Ambito/Autore : Giuseppe Alberti (e aiuti) (Tesero, 1640-Cavalese, 1719)
Periodo storico: 17° secolo
Anno: 1690-1693
Soggetto: San Francesco d’Assisi riceve le stimmate, Santa Chiara, San Salvatore da Horta, San Pietro d’Alcantara, San Giovanni da Capestrano, Santa Rosa da Viterbo, San Bonaventura, San Pasquale Baylon, Santa Margherita da Cortona e altri
Luogo di conservazione: Cavalese, chiesa di San Vigilio
Materia e tecnica: olio su tela, cm 244 x 140; cm 240 x 140; cm 245 x 140;
Descrizione:
Le tredici tele sono state restaurate tra il 2004 e il 2006 dal Consorzio Ars e costituiscono un ciclo unitario assieme ad un quattordicesimo pezzo, San Diego d’Alcalà di Giovanni Francesco Furlanello. La serie vide la luce tra il 1690, con i primi due dipinti, e il 1693 (altrettante tele). L’impegno più cospicuo cadde tuttavia nel 1691 con ben cinque pezzi, sei annoverando l’opera di Furlanello.

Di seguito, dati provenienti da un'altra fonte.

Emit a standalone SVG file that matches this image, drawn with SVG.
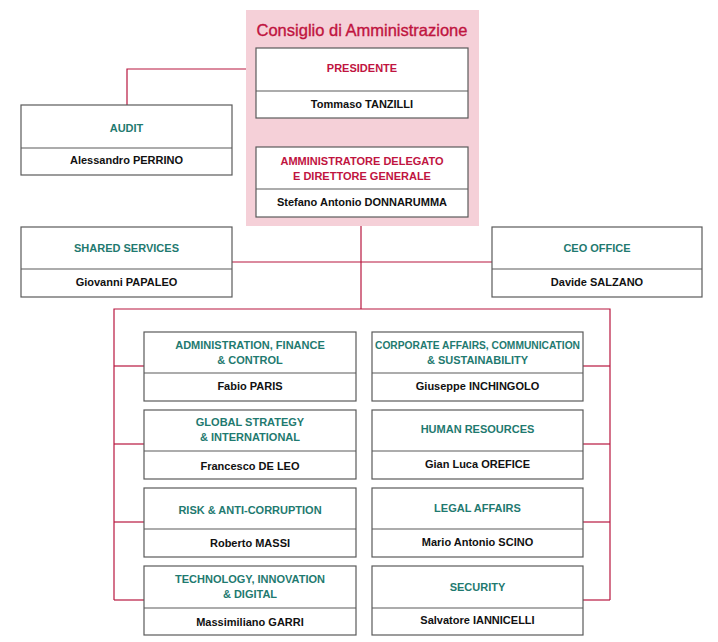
<svg xmlns="http://www.w3.org/2000/svg" width="718" height="642" viewBox="0 0 718 642">
<style>
.box{fill:#fff;stroke:#5a5a5a;stroke-width:1.2}
.div{stroke:#5a5a5a;stroke-width:1.2}
.conn{fill:none;stroke:#b8173f;stroke-width:1.2}
.t{font-family:"Liberation Sans",Arial,sans-serif;font-weight:bold;font-size:11px;text-anchor:middle}
.teal{fill:#1f7a70}
.red{fill:#c0143f}
.name{fill:#111}
.title{font-family:"Liberation Sans",Arial,sans-serif;font-size:16.5px;fill:#c0143f;stroke:#c0143f;stroke-width:0.35;text-anchor:middle}
</style>
<rect x="246" y="10" width="233" height="216" fill="#f5d0d8"/>
<text class="title" x="362" y="36">Consiglio di Amministrazione</text>
<g id="connectors">
<polyline class="conn" points="127,105 127,69 246,69"/>
<line class="conn" x1="361" y1="226" x2="361" y2="309"/>
<line class="conn" x1="232" y1="262" x2="492" y2="262"/>
<polyline class="conn" points="114,600 114,309 610,309 610,600"/>
<line class="conn" x1="114" y1="366" x2="144" y2="366"/>
<line class="conn" x1="114" y1="444" x2="144" y2="444"/>
<line class="conn" x1="114" y1="522" x2="144" y2="522"/>
<line class="conn" x1="114" y1="600" x2="144" y2="600"/>
<line class="conn" x1="583" y1="366" x2="610" y2="366"/>
<line class="conn" x1="583" y1="444" x2="610" y2="444"/>
<line class="conn" x1="583" y1="522" x2="610" y2="522"/>
<line class="conn" x1="583" y1="600" x2="610" y2="600"/>
</g>
<g id="presidente">
<rect class="box" x="256" y="48" width="212" height="70"/>
<line class="div" x1="256" y1="91" x2="468" y2="91"/>
<text class="t red" x="362" y="72">PRESIDENTE</text>
<text class="t name" x="362" y="108">Tommaso TANZILLI</text>
</g>
<g id="ad">
<rect class="box" x="256" y="147" width="212" height="70"/>
<line class="div" x1="256" y1="189" x2="468" y2="189"/>
<text class="t red" x="362" y="165">AMMINISTRATORE DELEGATO</text>
<text class="t red" x="362" y="180">E DIRETTORE GENERALE</text>
<text class="t name" x="362" y="206">Stefano Antonio DONNARUMMA</text>
</g>
<g id="audit">
<rect class="box" x="21" y="105" width="211" height="70"/>
<line class="div" x1="21" y1="148" x2="232" y2="148"/>
<text class="t teal" x="126.5" y="132">AUDIT</text>
<text class="t name" x="126.5" y="164">Alessandro PERRINO</text>
</g>
<g id="shared">
<rect class="box" x="21" y="227" width="211" height="70"/>
<line class="div" x1="21" y1="269" x2="232" y2="269"/>
<text class="t teal" x="126.5" y="252">SHARED SERVICES</text>
<text class="t name" x="126.5" y="286">Giovanni PAPALEO</text>
</g>
<g id="ceo">
<rect class="box" x="492" y="227" width="210" height="70"/>
<line class="div" x1="492" y1="269" x2="702" y2="269"/>
<text class="t teal" x="597" y="252">CEO OFFICE</text>
<text class="t name" x="597" y="286">Davide SALZANO</text>
</g>
<g id="afc">
<rect class="box" x="144" y="332" width="212" height="69"/>
<line class="div" x1="144" y1="373" x2="356" y2="373"/>
<text class="t teal" x="250" y="349">ADMINISTRATION, FINANCE</text>
<text class="t teal" x="250" y="364">&amp; CONTROL</text>
<text class="t name" x="250" y="390">Fabio PARIS</text>
</g>
<g id="gsi">
<rect class="box" x="144" y="410" width="212" height="69"/>
<line class="div" x1="144" y1="451" x2="356" y2="451"/>
<text class="t teal" x="250" y="426">GLOBAL STRATEGY</text>
<text class="t teal" x="250" y="441">&amp; INTERNATIONAL</text>
<text class="t name" x="250" y="470">Francesco DE LEO</text>
</g>
<g id="risk">
<rect class="box" x="144" y="488" width="212" height="69"/>
<line class="div" x1="144" y1="529" x2="356" y2="529"/>
<text class="t teal" x="250" y="514">RISK &amp; ANTI-CORRUPTION</text>
<text class="t name" x="250" y="547">Roberto MASSI</text>
</g>
<g id="tech">
<rect class="box" x="144" y="566" width="212" height="69"/>
<line class="div" x1="144" y1="608" x2="356" y2="608"/>
<text class="t teal" x="250" y="583">TECHNOLOGY, INNOVATION</text>
<text class="t teal" x="250" y="598">&amp; DIGITAL</text>
<text class="t name" x="250" y="626">Massimiliano GARRI</text>
</g>
<g id="corp">
<rect class="box" x="372" y="332" width="211" height="69"/>
<line class="div" x1="372" y1="373" x2="583" y2="373"/>
<text class="t teal" x="477.5" y="349" textLength="205" lengthAdjust="spacingAndGlyphs">CORPORATE AFFAIRS, COMMUNICATION</text>
<text class="t teal" x="477.5" y="364">&amp; SUSTAINABILITY</text>
<text class="t name" x="477.5" y="390">Giuseppe INCHINGOLO</text>
</g>
<g id="hr">
<rect class="box" x="372" y="410" width="211" height="69"/>
<line class="div" x1="372" y1="451" x2="583" y2="451"/>
<text class="t teal" x="477.5" y="433">HUMAN RESOURCES</text>
<text class="t name" x="477.5" y="468">Gian Luca OREFICE</text>
</g>
<g id="legal">
<rect class="box" x="372" y="488" width="211" height="69"/>
<line class="div" x1="372" y1="529" x2="583" y2="529"/>
<text class="t teal" x="477.5" y="512">LEGAL AFFAIRS</text>
<text class="t name" x="477.5" y="546">Mario Antonio SCINO</text>
</g>
<g id="security">
<rect class="box" x="372" y="566" width="211" height="69"/>
<line class="div" x1="372" y1="608" x2="583" y2="608"/>
<text class="t teal" x="477.5" y="591">SECURITY</text>
<text class="t name" x="477.5" y="624">Salvatore IANNICELLI</text>
</g>
</svg>
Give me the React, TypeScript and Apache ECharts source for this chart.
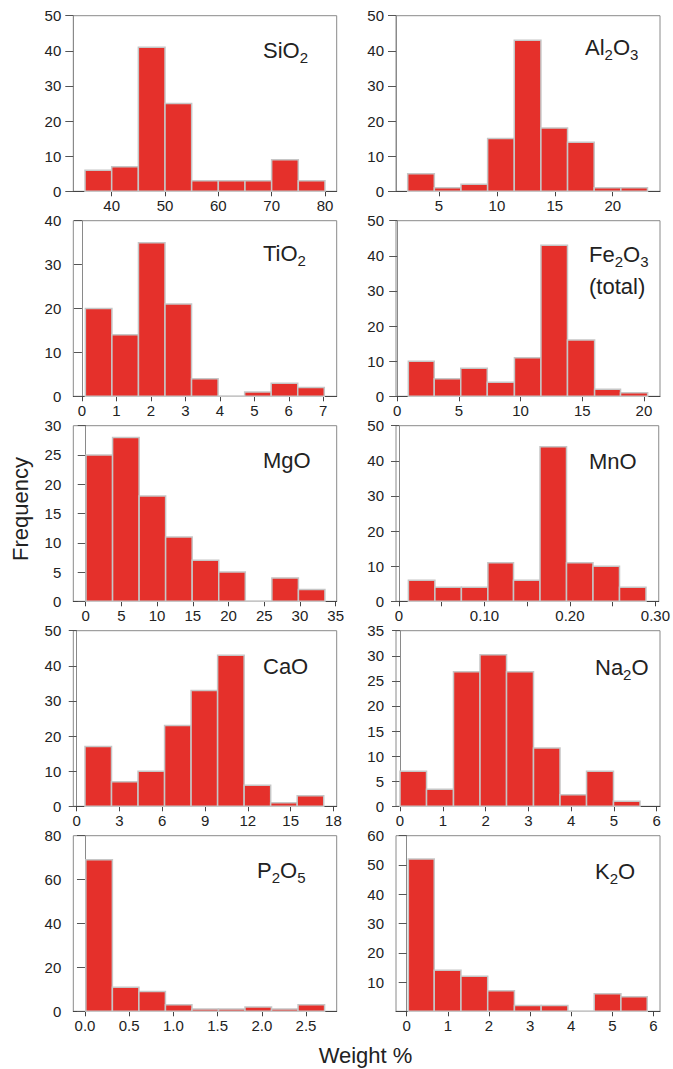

Quattro quadri non sono datati. Di questi, due sono anche privi di indicazioni del donatore: Santa Chiara e Santa Caterina da Bologna in estasi. Ci si deve chiedere se non siano stati realizzati a spese della comunità francescana. A Santa Chiara, la più importante del gruppo assieme a San Francesco – entrambi sono da sempre in coro – potrebbe essere assegnata la stessa data 1690. San Francesco Solano battezza gli indiani reca un complesso monogramma, quasi una marca notarile, che sfugge all’identificazione ma che presenta molte analogie con quello vergato sul verso di una Madonna annunciata posta in refettorio (cat.), come anche con il monogramma sul verso della Fuga in Egitto nella quadreria dei Cappuccini a Trento (Mich 2010, pp. 148-149, cat. 52). Tutti gli altri esplicitano a chiare lettere i nomi dei generosi benefattori che ne sostennero i costi: personaggi di primo piano nel contesto sociale cavalesano come Giovanni Battista Bonelli, già vicario vescovile di Fiemme e primo sindaco apostolico del convento o Giovanni Pietro Baldironi luogotenente di Fiemme. Oltre a quel Giovanni Gaspare Riccabona che si fece carico due anni prima del San Diego d’Alcalà, in calce a Santa Margherita da Cortona appare un altro membro della famiglia, Giovanni Battista.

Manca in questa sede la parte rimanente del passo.